Jersey Financial Crime Strategy Group
Friday 6 October 09:53
Jersey to conduct national risk assessment of money laundering
and terrorist financing
The Jersey Financial Crime Strategy Group (JFCSG) has announced its intention to conduct a national risk assessment of the threats posed to the Island by money laundering and terrorist financing.
The expected completion date of the risk assessment is May/June 2019, at which point a report and action plan will be published. The Financial Action Task Force, which sets the global standards concerning financial crime, now requires all countries to identify, assess and understand the risks posed by money laundering and terrorist financing.
The JFCSG is a multi-departmental group that reports to the Chief Minister and is responsible for mitigating the risk of financial crime in Jersey (see notes). In particular, its responsibilities involve coordinating risk assessments, reviewing and developing financial crime policies and legislation, and ensuring an appropriate risk-based application of resources.

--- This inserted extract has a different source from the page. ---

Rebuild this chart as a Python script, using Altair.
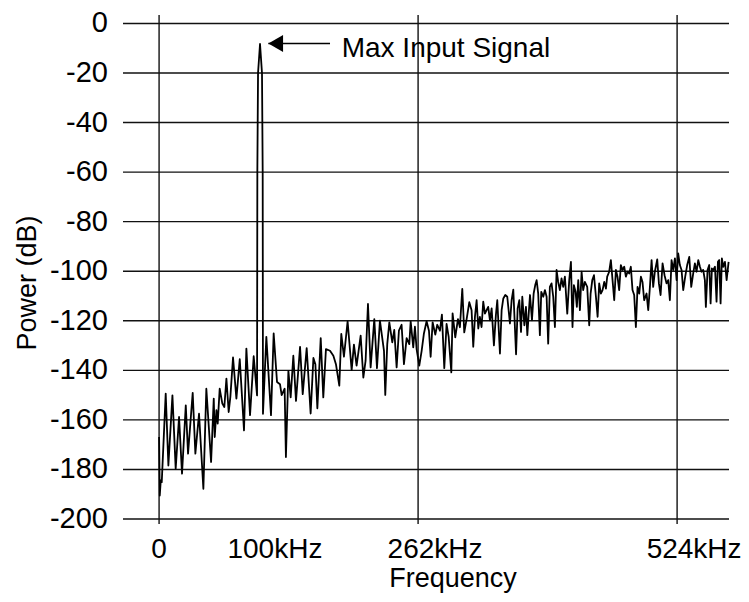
import altair as alt
import pandas as pd

# ---- data ----
freq_khz = [
    0.0, 0.7, 1.7, 2.7, 6.7, 9.4, 13.5, 16.8, 20.2, 23.2, 27.0, 29.3, 34.0, 36.7,
    40.4, 44.8, 47.8, 52.6, 55.3, 56.3, 58.0, 59.3, 61.3, 64.0, 66.0, 68.1, 70.4,
    72.1, 74.8, 78.2, 81.6, 83.9, 85.9, 88.3, 92.0, 95.7, 99.1,
    99.4, 100.1, 102.1, 104.1, 104.8, 105.1,
    108.5, 113.2, 115.9, 119.3, 122.3, 124.0, 127.0, 128.3, 130.8, 133.1, 135.8,
    138.5, 142.6, 145.3, 149.3, 153.3, 156.1, 158.1, 160.1, 163.5, 166.1, 168.8,
    172.9, 176.3, 178.9, 182.3, 184.3, 187.0, 190.7, 194.8, 197.1, 199.8, 203.9,
    206.6, 208.9, 211.3, 214.0, 217.7, 220.4, 223.4, 227.5, 228.8, 230.8, 232.9,
    235.9, 237.9, 240.3, 242.6, 245.3, 247.7, 250.4, 253.1, 254.5, 257.1, 258.8,
    260.5, 263.2, 265.6, 267.9, 270.6, 273.0, 274.7, 276.7, 279.4, 281.4, 284.1,
    286.1, 288.5, 290.8, 292.9, 295.6, 296.9, 299.6, 302.3, 304.3, 306.7, 308.7,
    311.1, 313.8, 316.1, 317.8, 319.5, 321.2, 322.9, 324.5, 326.2, 327.9, 329.6,
    331.3, 332.9, 334.7, 336.4, 338.7, 340.7, 342.1, 344.8, 346.5, 348.2, 350.2,
    352.2, 354.9, 356.6, 358.3, 361.1, 362.7, 364.4, 366.1, 367.4, 369.5, 371.1,
    372.5, 373.8, 375.2, 377.2, 378.9, 380.5, 381.9, 383.5, 385.2, 386.6, 388.6,
    390.3, 392.0, 393.6, 395.3, 397.0, 398.7, 400.4, 402.1, 403.7, 405.4, 407.1,
    408.8, 410.5, 412.9, 414.9, 416.6, 418.2, 419.6, 421.3, 422.6, 424.0, 425.7,
    427.4, 429.0, 430.7, 433.1, 435.1, 436.5, 438.2, 439.9, 441.9, 443.6, 445.2,
    446.9, 448.6, 450.3, 452.0, 453.3, 455.3, 457.0, 458.7, 460.4, 462.1, 463.7,
    465.4, 467.1, 468.8, 470.5, 472.2, 473.9, 475.5, 477.2, 478.9, 480.6, 482.3,
    484.0, 485.7, 487.4, 489.0, 490.7, 493.1, 494.8, 496.5, 498.2, 499.8, 501.5,
    503.9, 505.6, 507.3, 509.3, 511.3, 513.3, 515.0, 516.7, 518.4, 520.1, 521.8,
    523.5, 525.1, 526.8, 528.5, 530.2, 532.2, 534.2, 536.3, 538.3, 540.3, 542.0,
    543.7, 545.4, 547.1, 548.7, 550.4, 552.1, 553.1, 554.8, 556.5, 557.9, 559.2,
    560.6, 562.3, 563.9, 565.3, 566.6, 568.0, 569.3, 570.7, 572.4, 574.1, 576.1,
]
power_db = [
    -166.9, -190.5, -184.4, -185.1, -149.4, -178.4, -150.1, -179.7, -158.8, -181.7,
    -154.1, -173.6, -149.1, -173.6, -157.5, -187.8, -147.4, -177.0, -151.4, -166.9,
    -156.1, -161.5, -147.4, -153.4, -154.8, -143.3, -156.8, -150.7, -134.8, -151.4,
    -135.5, -150.7, -164.2, -131.2, -158.1, -134.3, -150.1,
    -60.0, -20.0, -8.3, -20.0, -60.0, -157.5,
    -126.5, -158.1, -125.1, -144.7, -145.6, -150.0, -147.4, -175.0, -140.2, -150.9,
    -134.1, -152.3, -130.5, -149.6, -131.0, -157.4, -135.0, -137.5, -155.3, -127.0,
    -150.9, -131.4, -132.1, -134.1, -137.5, -146.2, -125.3, -134.5, -120.2, -139.9,
    -129.6, -138.1, -126.0, -142.9, -136.1, -113.2, -138.8, -119.3, -139.1, -119.9,
    -132.1, -149.9, -129.4, -120.6, -128.7, -123.7, -138.8, -124.0, -121.6, -137.5,
    -127.0, -129.4, -120.2, -130.7, -122.4, -131.4, -138.1, -132.1, -125.1, -120.2,
    -124.0, -134.5, -120.6, -125.6, -121.6, -124.0, -117.5, -139.1, -121.3, -126.4,
    -140.8, -117.0, -126.7, -119.3, -122.6, -107.1, -124.7, -119.3, -112.5, -115.7,
    -130.5, -118.4, -111.7, -123.1, -118.4, -122.5, -112.3, -117.1, -115.7, -114.4,
    -119.8, -115.0, -129.9, -117.7, -111.7, -133.2, -115.7, -111.0, -109.6, -110.3,
    -121.1, -111.7, -107.4, -133.5, -115.0, -111.7, -124.5, -110.3, -121.8, -114.4,
    -125.8, -117.7, -109.6, -119.8, -109.0, -105.6, -103.6, -109.0, -125.8, -108.3,
    -110.3, -107.6, -110.3, -129.2, -106.3, -104.9, -110.3, -122.5, -99.5, -104.3,
    -107.6, -102.9, -106.3, -102.2, -117.1, -103.6, -96.2, -122.5, -105.6, -108.3,
    -114.4, -103.6, -115.7, -100.2, -107.6, -104.3, -106.3, -121.8, -109.0, -103.6,
    -101.6, -110.3, -118.4, -104.9, -109.0, -107.6, -104.3, -107.0, -102.2, -100.2,
    -95.5, -103.6, -111.7, -99.5, -102.2, -107.6, -97.5, -99.5, -98.2, -102.2,
    -100.2, -100.9, -98.2, -107.6, -109.6, -122.5, -106.3, -109.0, -102.2, -104.3,
    -111.7, -109.0, -115.7, -106.3, -95.5, -106.3, -100.2, -95.2, -104.9, -109.6,
    -96.8, -101.6, -104.9, -103.6, -111.7, -95.5, -99.5, -94.8, -103.6, -92.8,
    -97.5, -99.5, -107.6, -102.2, -97.5, -94.2, -106.3, -100.9, -96.8, -100.2,
    -95.5, -98.2, -100.2, -99.5, -103.6, -114.4, -99.5, -97.5, -113.0, -98.9,
    -99.5, -98.2, -112.3, -96.2, -95.5, -113.0, -94.8, -98.2, -96.2, -103.6, -96.2,
]

y_ticks = [0, -20, -40, -60, -80, -100, -120, -140, -160, -180, -200]
y_tick_labels = [str(v) for v in y_ticks]
x_grid = [0, 262, 524]
x_tick_values = [0, 100, 262, 524]
x_tick_labels = ["0", "100kHz", "262kHz", "524kHz"]

annotation_label = ["Max Input Signal"]
arrow_tip_khz = [110.5]
arrow_end_khz = [172.9]
arrow_db = [-8.1]
label_khz = [184.7]
label_db = [-13.5]

FONT = "Liberation Sans"
XS = alt.Scale(domain=[-36.5, 576.5], nice=False, zero=False)
YS = alt.Scale(domain=[-202, 3.4], nice=False, zero=False)

spec = pd.DataFrame({"f": freq_khz, "p": power_db})
hgrid = pd.DataFrame({"v": y_ticks, "label": y_tick_labels})
vgrid = pd.DataFrame({"v": x_grid})
xlab = pd.DataFrame({"v": x_tick_values, "label": x_tick_labels})
ann = pd.DataFrame({"tip": arrow_tip_khz, "end": arrow_end_khz, "y": arrow_db,
                    "lx": label_khz, "ly": label_db, "label": annotation_label})

h_rules = alt.Chart(hgrid).mark_rule(color="#111111", strokeWidth=1.4).encode(
    y=alt.Y("v:Q", scale=YS, axis=None),
)
y_labels = alt.Chart(hgrid).mark_text(
    font=FONT, fontSize=29, align="right", baseline="middle", color="black"
).encode(x=alt.value(-15), y=alt.Y("v:Q", scale=YS, axis=None), text="label:N")

y_title = alt.Chart(pd.DataFrame({"t": ["Power (dB)"]})).mark_text(
    font=FONT, fontSize=27, angle=270, align="center", baseline="middle", color="black"
).encode(x=alt.value(-95), y=alt.value(268), text="t:N")

v_rules = alt.Chart(vgrid).mark_rule(color="#111111", strokeWidth=1.4).encode(
    x=alt.X("v:Q", scale=XS, axis=None),
)

line = alt.Chart(spec).mark_line(color="black", strokeWidth=1.8, strokeJoin="round").encode(
    x=alt.X("f:Q", scale=XS, axis=None),
    y=alt.Y("p:Q", scale=YS, axis=None),
    order=alt.Order("f:Q"),
)

zero_label = alt.Chart(xlab).transform_filter("datum.v == 0").mark_text(
    font=FONT, fontSize=28, baseline="alphabetic", align="center", color="black"
).encode(x=alt.X("v:Q", scale=XS, axis=None), y=alt.value(543), text="label:N")

khz_labels = alt.Chart(xlab).transform_filter("datum.v > 0").mark_text(
    font=FONT, fontSize=28, baseline="alphabetic", align="center", color="black", dx=17
).encode(x=alt.X("v:Q", scale=XS, axis=None), y=alt.value(543), text="label:N")

x_title = alt.Chart(pd.DataFrame({"t": ["Frequency"]})).mark_text(
    font=FONT, fontSize=27, baseline="alphabetic", align="center", color="black"
).encode(x=alt.value(330), y=alt.value(572), text="t:N")

arrow_line = alt.Chart(ann).mark_rule(color="black", strokeWidth=1.5).encode(
    x=alt.X("tip:Q", scale=XS, axis=None), x2="end:Q",
    y=alt.Y("y:Q", scale=YS, axis=None),
)
arrow_head = alt.Chart(ann).mark_point(
    shape="triangle-left", filled=True, size=289, color="black", opacity=1, xOffset=7.4
).encode(x=alt.X("tip:Q", scale=XS, axis=None), y=alt.Y("y:Q", scale=YS, axis=None))
arrow_text = alt.Chart(ann).mark_text(
    font=FONT, fontSize=28, align="left", baseline="alphabetic", color="black"
).encode(x=alt.X("lx:Q", scale=XS, axis=None), y=alt.Y("ly:Q", scale=YS, axis=None),
         text="label:N")

chart = alt.layer(
    h_rules, v_rules, line, y_labels, y_title, zero_label, khz_labels, x_title,
    arrow_line, arrow_head, arrow_text
).properties(
    width=606, height=509,
    autosize=alt.AutoSizeParams(type="none"),
    padding={"left": 123, "top": 15, "right": 20, "bottom": 78},
    background="white",
).configure_view(strokeWidth=0)

chart.save("out.html", embed_options={"renderer": "svg", "actions": False})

Like many other jurisdictions in Europe, Jersey will be using an assessment methodology developed by the World Bank to help undertake its national risk assessment. The methodology is designed to:
- guide countries in assessing risks in order to design a more effective, risk-based regime to prevent money laundering and combat terrorist financing;
- contribute to capacity building, not only for money laundering and terrorist financing risks, but also data collection practices; and
- raise awareness, trigger interaction and cooperation amongst stakeholders from government and the private sector.
In order to conduct the national risk assessment in an efficient and comprehensive manner, Andrew Le Brun has been seconded from the Jersey Financial Services Commission (JFSC) to the Chief Minister’s Department for the duration of the national risk assessment exercise.
Chair of the JFCSG, Richard Corrigan, said: “Whilst this is not the first time that Jersey has considered money laundering and terrorist financing risks, the national risk assessment will be the most comprehensive assessment of these risks to date, and its conclusions will be instrumental in taking future policy decisions. We are pleased to be working very closely with the World Bank using an assessment methodology that has already been successfully applied in many other parts of Europe, including financial centres.”
Director General of the JFSC, John Harris, added: “The national risk assessment calls for the collection of a significant amount of data from, and engagement with, the private sector. The assessment will highlight what risks exist and so will complement the JFSC’s strategic goal of becoming a more agile and risk-based supervisor.”